■ Given request: Repeat everything from the line holding "Write a web" to the line holding "Social Protection in", inclusive, exactly. Leave out the rest.

**** Input data

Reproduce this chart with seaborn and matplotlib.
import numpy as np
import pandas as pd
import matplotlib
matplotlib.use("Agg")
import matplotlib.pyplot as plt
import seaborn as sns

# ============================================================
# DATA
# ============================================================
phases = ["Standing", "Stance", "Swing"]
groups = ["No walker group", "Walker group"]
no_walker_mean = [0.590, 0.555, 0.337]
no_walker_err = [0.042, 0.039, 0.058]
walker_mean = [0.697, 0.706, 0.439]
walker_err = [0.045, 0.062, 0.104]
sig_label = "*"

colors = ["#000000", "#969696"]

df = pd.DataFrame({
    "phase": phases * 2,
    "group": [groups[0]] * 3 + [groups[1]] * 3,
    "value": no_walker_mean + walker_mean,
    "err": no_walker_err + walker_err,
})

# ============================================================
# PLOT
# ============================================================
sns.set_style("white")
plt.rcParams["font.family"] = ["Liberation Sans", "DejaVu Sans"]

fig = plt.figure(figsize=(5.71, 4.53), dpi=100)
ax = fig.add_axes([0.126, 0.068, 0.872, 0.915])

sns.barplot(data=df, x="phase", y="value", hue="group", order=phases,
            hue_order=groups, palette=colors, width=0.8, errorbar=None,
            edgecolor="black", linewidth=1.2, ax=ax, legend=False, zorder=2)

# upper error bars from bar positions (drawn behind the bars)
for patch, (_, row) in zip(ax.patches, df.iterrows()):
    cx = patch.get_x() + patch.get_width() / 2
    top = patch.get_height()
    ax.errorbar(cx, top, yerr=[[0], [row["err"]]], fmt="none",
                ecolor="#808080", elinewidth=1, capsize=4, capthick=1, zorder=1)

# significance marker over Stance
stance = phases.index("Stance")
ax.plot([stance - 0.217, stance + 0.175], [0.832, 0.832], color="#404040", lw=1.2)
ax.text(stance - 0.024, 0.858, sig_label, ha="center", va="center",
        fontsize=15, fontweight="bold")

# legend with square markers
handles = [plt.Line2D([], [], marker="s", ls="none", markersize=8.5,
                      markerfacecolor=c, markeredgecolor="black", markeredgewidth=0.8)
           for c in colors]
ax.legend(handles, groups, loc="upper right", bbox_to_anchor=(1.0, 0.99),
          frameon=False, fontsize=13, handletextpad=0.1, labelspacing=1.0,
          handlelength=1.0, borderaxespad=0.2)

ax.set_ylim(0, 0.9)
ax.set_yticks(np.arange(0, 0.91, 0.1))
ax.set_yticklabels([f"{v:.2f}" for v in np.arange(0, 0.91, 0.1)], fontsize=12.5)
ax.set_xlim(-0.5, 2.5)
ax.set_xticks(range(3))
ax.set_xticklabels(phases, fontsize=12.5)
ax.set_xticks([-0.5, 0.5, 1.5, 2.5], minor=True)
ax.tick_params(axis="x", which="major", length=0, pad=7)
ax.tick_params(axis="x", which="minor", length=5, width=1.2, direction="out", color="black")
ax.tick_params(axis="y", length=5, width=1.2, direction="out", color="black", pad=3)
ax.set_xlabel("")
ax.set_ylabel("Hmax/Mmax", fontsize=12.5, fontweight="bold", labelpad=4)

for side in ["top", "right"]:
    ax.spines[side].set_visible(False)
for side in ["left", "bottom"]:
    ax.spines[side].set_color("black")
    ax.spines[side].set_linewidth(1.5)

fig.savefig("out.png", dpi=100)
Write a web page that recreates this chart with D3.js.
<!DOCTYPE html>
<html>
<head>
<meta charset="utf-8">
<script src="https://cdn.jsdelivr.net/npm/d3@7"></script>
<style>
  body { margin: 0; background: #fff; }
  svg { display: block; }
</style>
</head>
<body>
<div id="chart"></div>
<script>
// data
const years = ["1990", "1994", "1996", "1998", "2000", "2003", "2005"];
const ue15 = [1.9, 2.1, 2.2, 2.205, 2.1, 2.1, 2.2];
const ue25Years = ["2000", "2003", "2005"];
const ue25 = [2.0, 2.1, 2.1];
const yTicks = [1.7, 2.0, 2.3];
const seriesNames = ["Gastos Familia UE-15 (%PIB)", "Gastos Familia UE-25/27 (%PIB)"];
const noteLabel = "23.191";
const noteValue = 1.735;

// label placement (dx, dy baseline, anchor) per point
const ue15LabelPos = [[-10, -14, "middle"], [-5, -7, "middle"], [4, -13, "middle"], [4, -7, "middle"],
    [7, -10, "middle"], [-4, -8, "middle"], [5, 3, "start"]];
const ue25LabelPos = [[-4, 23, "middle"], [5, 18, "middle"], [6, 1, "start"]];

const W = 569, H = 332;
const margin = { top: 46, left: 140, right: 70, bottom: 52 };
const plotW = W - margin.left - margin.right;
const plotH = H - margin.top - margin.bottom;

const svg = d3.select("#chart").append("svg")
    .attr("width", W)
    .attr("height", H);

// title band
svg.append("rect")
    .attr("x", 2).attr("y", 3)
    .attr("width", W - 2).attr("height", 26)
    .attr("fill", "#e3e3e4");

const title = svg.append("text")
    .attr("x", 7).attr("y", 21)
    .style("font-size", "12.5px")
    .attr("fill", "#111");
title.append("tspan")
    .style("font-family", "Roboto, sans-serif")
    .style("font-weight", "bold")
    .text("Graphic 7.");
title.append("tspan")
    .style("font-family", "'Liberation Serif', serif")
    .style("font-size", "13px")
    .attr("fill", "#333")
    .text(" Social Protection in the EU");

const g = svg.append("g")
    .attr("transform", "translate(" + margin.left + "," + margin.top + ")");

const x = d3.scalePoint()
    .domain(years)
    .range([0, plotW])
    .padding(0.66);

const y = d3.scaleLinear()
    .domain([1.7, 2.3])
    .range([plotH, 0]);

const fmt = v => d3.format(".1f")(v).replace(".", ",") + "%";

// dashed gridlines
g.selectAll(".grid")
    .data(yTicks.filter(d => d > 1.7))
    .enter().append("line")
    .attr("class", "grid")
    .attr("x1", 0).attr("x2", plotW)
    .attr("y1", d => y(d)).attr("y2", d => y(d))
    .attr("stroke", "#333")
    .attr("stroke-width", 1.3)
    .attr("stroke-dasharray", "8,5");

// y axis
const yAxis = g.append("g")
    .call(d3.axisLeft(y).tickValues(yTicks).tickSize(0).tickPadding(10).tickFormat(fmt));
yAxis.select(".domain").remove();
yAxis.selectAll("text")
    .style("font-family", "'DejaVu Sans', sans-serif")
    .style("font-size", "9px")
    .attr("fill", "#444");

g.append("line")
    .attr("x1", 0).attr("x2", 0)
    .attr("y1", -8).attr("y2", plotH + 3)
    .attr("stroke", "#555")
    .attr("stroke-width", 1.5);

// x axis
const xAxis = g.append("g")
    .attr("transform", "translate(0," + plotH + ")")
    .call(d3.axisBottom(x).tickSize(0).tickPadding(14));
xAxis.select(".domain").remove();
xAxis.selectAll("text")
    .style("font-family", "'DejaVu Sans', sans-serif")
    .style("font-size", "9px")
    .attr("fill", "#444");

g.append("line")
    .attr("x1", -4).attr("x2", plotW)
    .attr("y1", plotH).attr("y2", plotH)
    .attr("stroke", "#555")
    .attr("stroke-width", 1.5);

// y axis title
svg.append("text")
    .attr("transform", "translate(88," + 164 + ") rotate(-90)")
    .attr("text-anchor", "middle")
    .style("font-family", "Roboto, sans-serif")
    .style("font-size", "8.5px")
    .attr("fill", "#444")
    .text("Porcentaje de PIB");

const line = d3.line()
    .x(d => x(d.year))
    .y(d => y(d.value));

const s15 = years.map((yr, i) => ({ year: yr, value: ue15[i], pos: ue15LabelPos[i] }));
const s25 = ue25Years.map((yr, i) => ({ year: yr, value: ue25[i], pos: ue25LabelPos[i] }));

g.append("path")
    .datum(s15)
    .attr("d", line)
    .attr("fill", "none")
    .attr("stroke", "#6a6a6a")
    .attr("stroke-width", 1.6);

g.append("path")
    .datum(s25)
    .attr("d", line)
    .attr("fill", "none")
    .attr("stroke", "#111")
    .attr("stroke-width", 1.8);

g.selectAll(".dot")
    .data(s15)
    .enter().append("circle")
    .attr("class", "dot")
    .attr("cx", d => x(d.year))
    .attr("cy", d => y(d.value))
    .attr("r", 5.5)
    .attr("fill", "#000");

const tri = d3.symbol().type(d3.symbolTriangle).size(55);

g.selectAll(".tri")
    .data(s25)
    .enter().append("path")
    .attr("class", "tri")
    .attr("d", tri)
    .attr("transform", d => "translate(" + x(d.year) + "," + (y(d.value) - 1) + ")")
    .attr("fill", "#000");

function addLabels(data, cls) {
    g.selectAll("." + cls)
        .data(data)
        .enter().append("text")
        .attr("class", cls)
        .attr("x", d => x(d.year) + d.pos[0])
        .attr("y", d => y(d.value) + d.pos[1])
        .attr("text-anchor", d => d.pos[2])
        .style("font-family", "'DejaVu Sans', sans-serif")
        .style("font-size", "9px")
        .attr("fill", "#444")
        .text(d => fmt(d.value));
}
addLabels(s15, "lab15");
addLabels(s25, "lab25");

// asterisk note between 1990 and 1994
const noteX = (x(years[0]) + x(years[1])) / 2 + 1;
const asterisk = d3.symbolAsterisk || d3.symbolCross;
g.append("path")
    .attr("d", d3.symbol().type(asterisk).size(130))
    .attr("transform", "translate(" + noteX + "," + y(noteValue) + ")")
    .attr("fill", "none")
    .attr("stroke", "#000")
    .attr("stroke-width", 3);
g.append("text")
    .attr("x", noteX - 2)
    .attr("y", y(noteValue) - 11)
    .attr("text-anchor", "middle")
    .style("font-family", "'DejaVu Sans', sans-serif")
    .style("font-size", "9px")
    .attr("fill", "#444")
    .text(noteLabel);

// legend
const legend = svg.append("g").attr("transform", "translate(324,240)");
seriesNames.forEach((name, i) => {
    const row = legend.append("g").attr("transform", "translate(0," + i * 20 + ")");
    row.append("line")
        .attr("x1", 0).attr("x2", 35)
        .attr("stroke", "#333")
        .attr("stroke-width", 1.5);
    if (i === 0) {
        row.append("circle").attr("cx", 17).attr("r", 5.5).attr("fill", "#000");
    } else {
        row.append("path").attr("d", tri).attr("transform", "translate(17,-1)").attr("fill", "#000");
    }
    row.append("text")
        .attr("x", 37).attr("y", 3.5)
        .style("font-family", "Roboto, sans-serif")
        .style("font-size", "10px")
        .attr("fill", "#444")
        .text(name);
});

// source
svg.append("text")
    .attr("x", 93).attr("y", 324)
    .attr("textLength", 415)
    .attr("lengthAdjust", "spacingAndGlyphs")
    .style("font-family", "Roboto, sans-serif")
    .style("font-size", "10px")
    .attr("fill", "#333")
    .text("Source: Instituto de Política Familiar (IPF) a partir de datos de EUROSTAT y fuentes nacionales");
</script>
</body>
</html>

********

■ Response for this exercise:
Write a web page that recreates this chart with D3.js.
<!DOCTYPE html>
<html>
<head>
<meta charset="utf-8">
<script src="https://cdn.jsdelivr.net/npm/d3@7"></script>
<style>
  body { margin: 0; background: #fff; }
  svg { display: block; }
</style>
</head>
<body>
<div id="chart"></div>
<script>
// data
const years = ["1990", "1994", "1996", "1998", "2000", "2003", "2005"];
const ue15 = [1.9, 2.1, 2.2, 2.205, 2.1, 2.1, 2.2];
const ue25Years = ["2000", "2003", "2005"];
const ue25 = [2.0, 2.1, 2.1];
const yTicks = [1.7, 2.0, 2.3];
const seriesNames = ["Gastos Familia UE-15 (%PIB)", "Gastos Familia UE-25/27 (%PIB)"];
const noteLabel = "23.191";
const noteValue = 1.735;

// label placement (dx, dy baseline, anchor) per point
const ue15LabelPos = [[-10, -14, "middle"], [-5, -7, "middle"], [4, -13, "middle"], [4, -7, "middle"],
    [7, -10, "middle"], [-4, -8, "middle"], [5, 3, "start"]];
const ue25LabelPos = [[-4, 23, "middle"], [5, 18, "middle"], [6, 1, "start"]];

const W = 569, H = 332;
const margin = { top: 46, left: 140, right: 70, bottom: 52 };
const plotW = W - margin.left - margin.right;
const plotH = H - margin.top - margin.bottom;

const svg = d3.select("#chart").append("svg")
    .attr("width", W)
    .attr("height", H);

// title band
svg.append("rect")
    .attr("x", 2).attr("y", 3)
    .attr("width", W - 2).attr("height", 26)
    .attr("fill", "#e3e3e4");

const title = svg.append("text")
    .attr("x", 7).attr("y", 21)
    .style("font-size", "12.5px")
    .attr("fill", "#111");
title.append("tspan")
    .style("font-family", "Roboto, sans-serif")
    .style("font-weight", "bold")
    .text("Graphic 7.");
title.append("tspan")
    .style("font-family", "'Liberation Serif', serif")
    .style("font-size", "13px")
    .attr("fill", "#333")
    .text(" Social Protection in the EU");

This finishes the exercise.